• WHAT THE TASK REQUIRES: Your answer should be a single number: the count of lines holding the word "that".

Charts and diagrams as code
----------
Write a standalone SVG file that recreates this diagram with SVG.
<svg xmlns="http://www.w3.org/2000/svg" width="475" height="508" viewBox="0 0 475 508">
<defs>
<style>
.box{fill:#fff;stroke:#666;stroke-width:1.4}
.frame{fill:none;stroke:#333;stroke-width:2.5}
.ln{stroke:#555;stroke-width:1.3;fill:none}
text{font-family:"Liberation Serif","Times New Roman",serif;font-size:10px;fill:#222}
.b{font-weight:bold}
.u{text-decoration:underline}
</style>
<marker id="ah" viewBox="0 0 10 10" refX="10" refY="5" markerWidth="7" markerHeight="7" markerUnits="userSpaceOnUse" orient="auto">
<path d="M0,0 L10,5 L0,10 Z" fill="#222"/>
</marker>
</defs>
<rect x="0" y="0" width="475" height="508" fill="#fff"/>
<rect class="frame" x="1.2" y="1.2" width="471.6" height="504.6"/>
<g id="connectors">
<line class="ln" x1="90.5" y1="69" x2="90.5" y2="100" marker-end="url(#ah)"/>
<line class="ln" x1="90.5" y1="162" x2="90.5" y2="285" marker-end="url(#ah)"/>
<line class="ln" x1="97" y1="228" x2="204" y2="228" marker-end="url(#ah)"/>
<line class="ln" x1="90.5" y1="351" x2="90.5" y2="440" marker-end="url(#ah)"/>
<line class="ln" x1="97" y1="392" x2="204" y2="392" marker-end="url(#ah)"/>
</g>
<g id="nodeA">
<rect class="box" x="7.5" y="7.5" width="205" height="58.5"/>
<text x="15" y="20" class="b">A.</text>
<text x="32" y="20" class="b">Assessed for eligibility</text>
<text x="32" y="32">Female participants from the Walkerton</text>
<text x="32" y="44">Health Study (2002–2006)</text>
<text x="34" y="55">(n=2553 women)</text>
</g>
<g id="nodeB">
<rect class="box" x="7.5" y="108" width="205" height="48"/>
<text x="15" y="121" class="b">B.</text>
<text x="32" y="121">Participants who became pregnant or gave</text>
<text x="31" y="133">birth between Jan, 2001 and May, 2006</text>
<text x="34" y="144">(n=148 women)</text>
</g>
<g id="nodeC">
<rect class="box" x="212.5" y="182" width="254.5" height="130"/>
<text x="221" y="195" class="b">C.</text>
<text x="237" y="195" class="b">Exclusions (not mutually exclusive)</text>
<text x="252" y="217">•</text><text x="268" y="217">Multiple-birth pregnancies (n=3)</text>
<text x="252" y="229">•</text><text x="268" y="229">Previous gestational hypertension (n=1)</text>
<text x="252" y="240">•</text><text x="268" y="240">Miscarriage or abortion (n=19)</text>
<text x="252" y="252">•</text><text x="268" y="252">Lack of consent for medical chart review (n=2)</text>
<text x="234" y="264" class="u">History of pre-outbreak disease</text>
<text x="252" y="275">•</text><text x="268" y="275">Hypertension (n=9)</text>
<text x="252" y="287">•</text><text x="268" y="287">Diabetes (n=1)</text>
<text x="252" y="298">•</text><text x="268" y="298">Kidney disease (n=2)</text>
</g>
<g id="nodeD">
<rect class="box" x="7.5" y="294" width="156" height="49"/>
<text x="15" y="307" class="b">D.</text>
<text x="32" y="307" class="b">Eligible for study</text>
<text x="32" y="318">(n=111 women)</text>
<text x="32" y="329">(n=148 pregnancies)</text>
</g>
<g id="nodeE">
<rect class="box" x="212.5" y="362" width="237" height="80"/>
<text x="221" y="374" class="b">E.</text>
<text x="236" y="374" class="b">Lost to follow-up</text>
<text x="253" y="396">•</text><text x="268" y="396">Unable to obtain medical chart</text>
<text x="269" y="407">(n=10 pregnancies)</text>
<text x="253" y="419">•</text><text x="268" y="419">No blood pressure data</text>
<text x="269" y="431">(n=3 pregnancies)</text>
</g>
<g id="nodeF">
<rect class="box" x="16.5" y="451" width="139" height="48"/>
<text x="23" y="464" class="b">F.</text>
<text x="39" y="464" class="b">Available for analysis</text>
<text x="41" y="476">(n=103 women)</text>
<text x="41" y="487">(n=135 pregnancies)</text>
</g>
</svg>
----------
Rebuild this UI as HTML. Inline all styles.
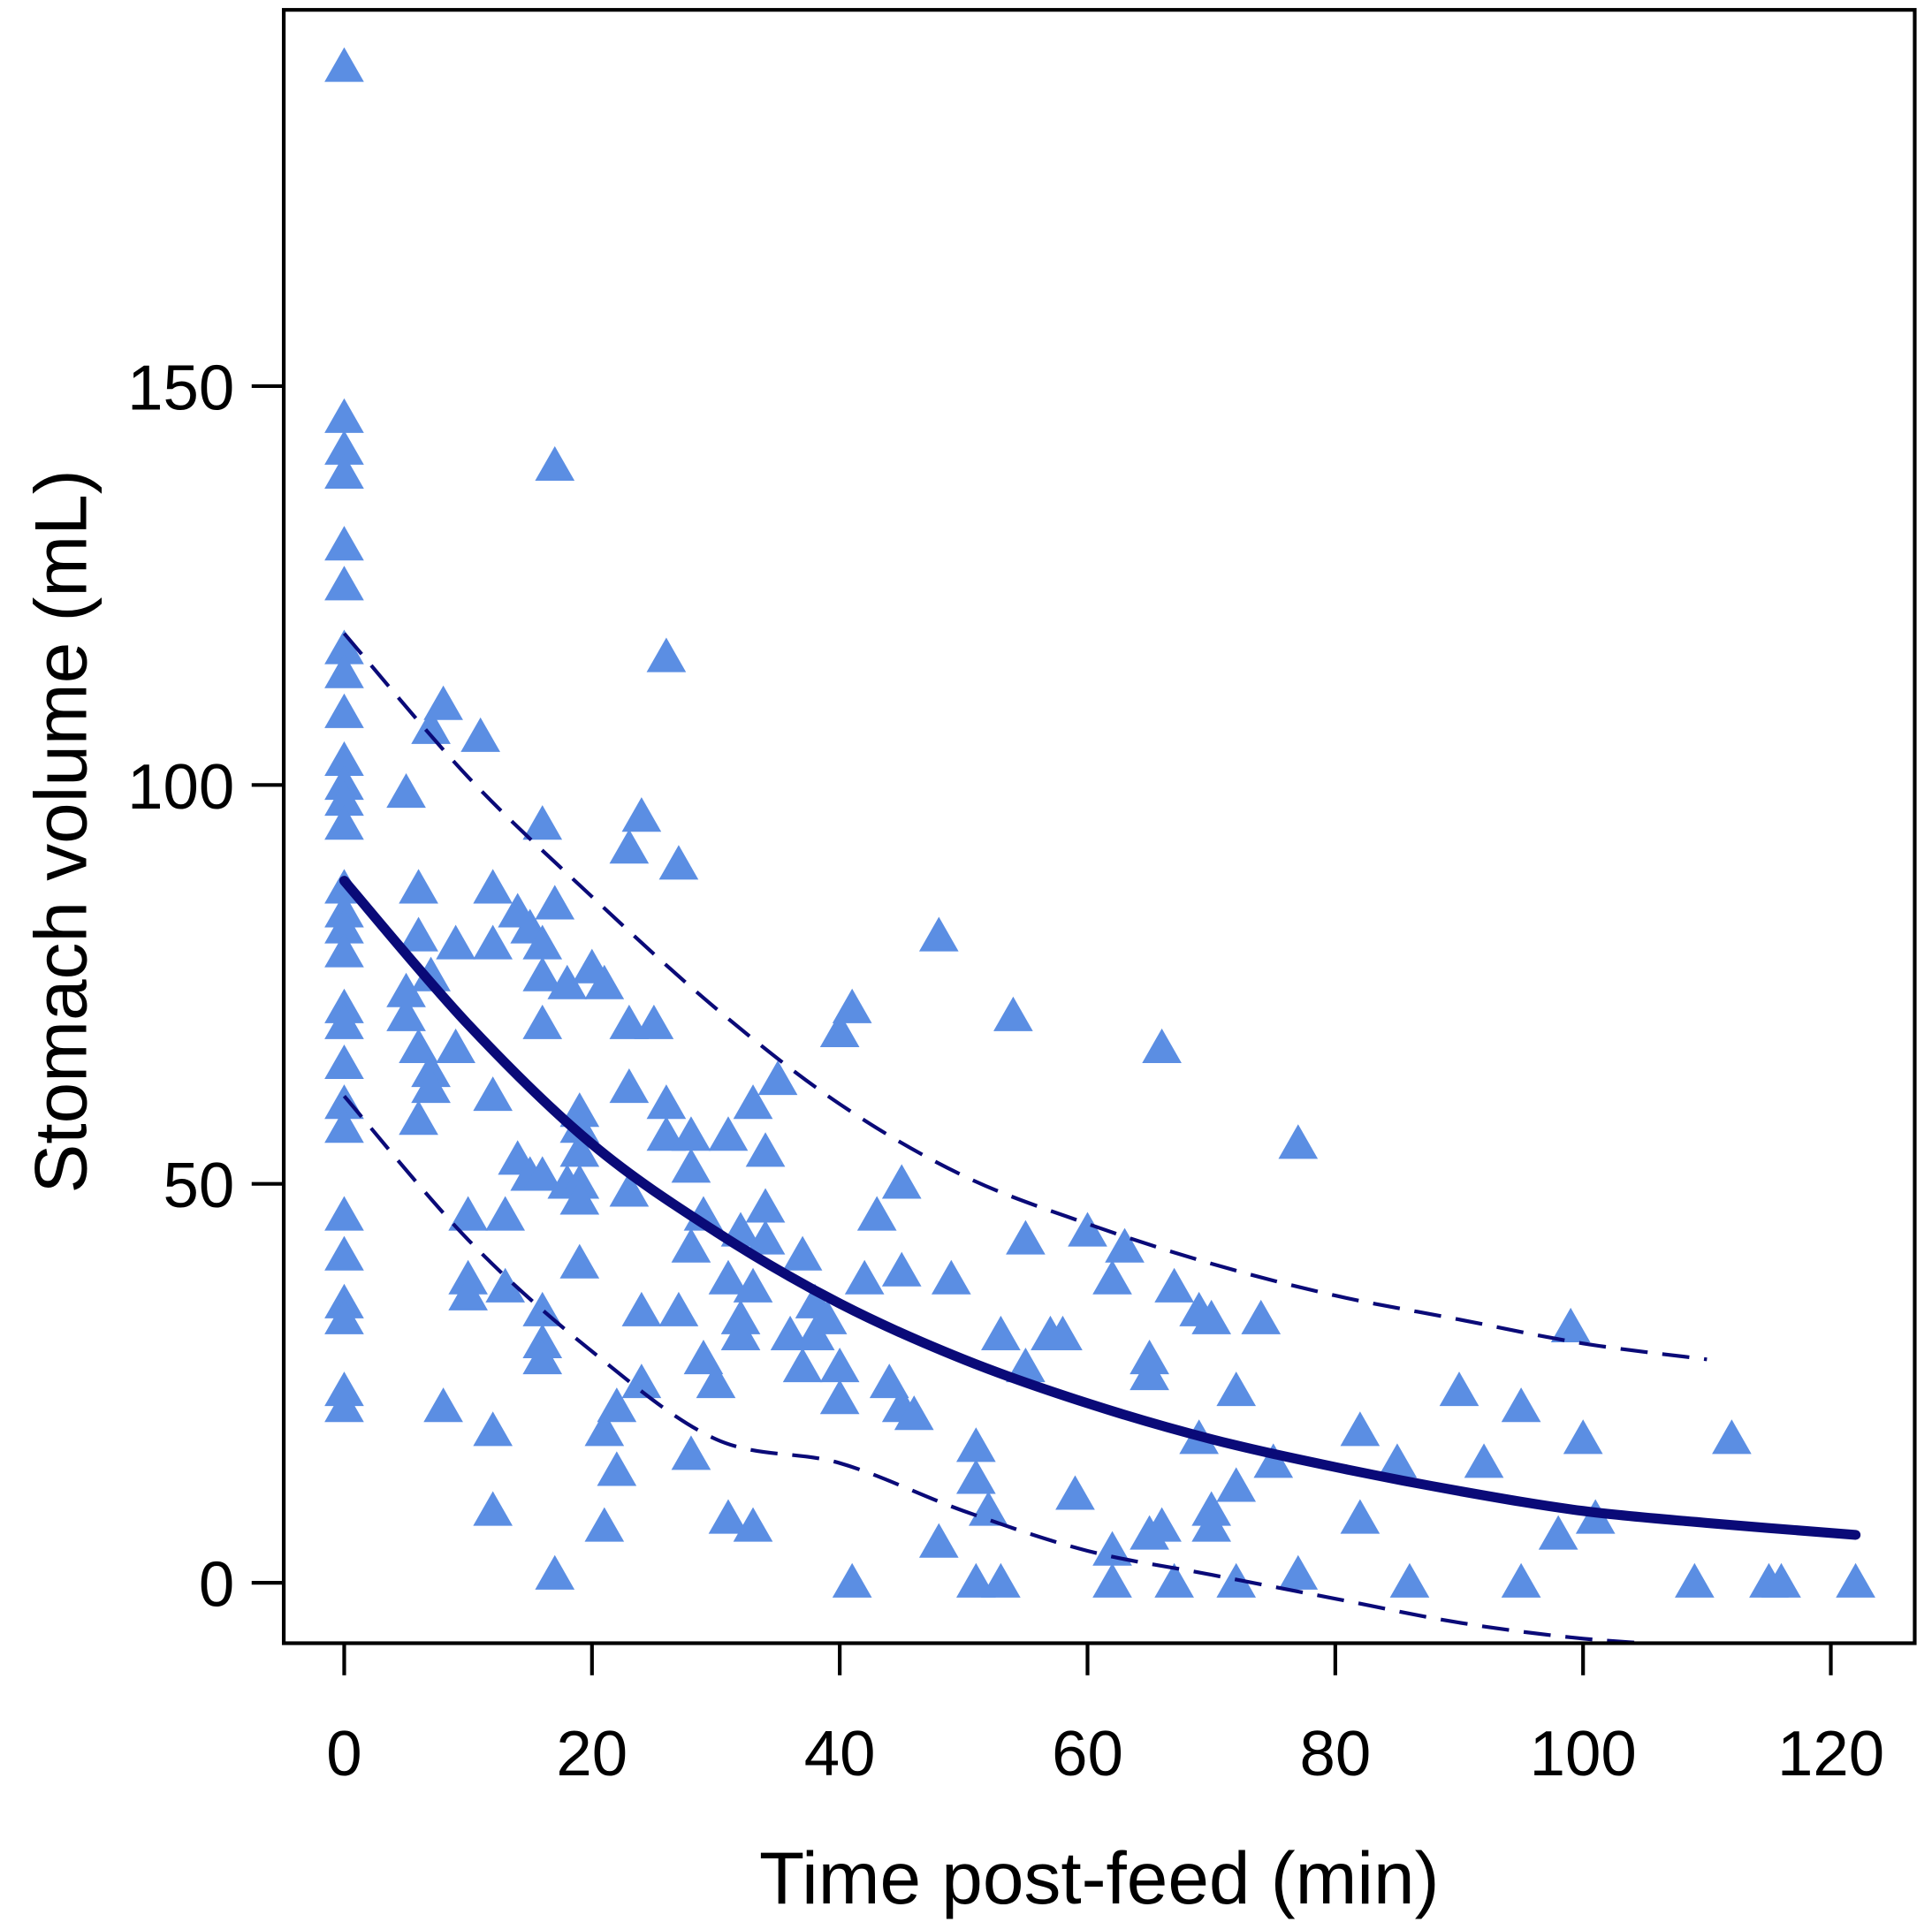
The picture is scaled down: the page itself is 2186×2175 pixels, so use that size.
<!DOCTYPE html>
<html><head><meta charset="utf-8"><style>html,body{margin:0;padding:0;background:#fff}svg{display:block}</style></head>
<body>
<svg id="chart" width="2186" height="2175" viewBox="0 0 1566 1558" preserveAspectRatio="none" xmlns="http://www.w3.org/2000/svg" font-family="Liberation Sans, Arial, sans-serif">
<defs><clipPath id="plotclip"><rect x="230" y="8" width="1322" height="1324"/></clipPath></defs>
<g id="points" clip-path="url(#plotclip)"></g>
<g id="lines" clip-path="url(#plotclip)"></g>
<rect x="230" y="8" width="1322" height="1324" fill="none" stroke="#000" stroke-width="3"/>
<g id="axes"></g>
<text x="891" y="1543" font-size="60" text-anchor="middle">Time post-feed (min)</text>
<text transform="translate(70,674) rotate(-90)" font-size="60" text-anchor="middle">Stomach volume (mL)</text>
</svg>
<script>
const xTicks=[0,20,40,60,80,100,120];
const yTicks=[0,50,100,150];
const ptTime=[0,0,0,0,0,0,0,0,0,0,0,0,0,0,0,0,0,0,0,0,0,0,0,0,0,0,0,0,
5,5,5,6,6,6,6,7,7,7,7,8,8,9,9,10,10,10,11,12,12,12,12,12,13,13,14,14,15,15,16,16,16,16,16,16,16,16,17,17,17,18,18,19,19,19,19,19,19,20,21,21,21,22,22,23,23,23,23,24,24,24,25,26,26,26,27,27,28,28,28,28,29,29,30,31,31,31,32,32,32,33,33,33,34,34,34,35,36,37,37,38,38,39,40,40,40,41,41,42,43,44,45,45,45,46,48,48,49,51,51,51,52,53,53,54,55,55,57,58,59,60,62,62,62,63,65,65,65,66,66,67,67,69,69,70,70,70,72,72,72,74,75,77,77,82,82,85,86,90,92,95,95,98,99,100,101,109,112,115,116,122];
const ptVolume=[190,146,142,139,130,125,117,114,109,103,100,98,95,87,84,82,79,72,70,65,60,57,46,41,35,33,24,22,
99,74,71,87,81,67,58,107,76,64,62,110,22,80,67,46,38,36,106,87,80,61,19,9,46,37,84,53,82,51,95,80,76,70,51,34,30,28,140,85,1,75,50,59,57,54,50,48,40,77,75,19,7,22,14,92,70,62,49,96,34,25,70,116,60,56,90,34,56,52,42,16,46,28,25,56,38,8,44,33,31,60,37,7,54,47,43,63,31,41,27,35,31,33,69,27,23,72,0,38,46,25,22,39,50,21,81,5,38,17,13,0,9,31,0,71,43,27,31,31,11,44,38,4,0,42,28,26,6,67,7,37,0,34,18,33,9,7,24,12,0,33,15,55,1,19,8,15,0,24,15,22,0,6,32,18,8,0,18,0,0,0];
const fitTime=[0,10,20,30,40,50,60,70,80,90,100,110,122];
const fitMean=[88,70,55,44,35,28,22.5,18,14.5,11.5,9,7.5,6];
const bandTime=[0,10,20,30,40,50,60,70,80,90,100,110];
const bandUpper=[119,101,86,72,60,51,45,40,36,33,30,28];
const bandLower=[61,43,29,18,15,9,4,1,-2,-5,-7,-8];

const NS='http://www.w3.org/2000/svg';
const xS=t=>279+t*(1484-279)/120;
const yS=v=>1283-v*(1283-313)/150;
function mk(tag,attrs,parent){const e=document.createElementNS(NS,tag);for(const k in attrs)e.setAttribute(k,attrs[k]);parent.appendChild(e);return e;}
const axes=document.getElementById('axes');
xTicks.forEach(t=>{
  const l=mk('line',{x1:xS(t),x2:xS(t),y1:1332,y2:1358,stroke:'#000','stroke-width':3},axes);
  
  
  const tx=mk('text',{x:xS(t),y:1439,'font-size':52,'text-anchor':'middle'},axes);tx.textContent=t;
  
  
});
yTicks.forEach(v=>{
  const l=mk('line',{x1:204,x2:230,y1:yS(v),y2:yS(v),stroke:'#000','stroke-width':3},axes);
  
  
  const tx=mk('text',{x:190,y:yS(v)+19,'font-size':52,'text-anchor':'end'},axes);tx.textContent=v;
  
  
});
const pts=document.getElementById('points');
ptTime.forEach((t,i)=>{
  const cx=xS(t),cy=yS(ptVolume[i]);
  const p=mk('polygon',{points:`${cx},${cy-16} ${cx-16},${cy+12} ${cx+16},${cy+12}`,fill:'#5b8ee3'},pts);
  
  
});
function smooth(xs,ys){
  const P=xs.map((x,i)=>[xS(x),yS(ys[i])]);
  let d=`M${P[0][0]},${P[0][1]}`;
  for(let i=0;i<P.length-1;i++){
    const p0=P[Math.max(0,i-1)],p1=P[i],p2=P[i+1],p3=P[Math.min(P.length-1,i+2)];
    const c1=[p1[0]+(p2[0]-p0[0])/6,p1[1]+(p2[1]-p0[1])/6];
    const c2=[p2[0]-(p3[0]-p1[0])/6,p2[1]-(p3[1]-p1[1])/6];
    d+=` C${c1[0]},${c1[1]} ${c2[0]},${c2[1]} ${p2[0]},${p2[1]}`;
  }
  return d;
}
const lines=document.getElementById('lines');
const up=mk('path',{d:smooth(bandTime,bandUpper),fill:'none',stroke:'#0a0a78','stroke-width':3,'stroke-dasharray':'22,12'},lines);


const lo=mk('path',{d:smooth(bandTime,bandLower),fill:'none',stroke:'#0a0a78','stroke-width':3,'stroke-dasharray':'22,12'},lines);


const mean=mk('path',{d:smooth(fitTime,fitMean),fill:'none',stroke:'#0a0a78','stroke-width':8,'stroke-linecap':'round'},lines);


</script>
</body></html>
----------
• RESPONSE TO THE EXERCISE: 2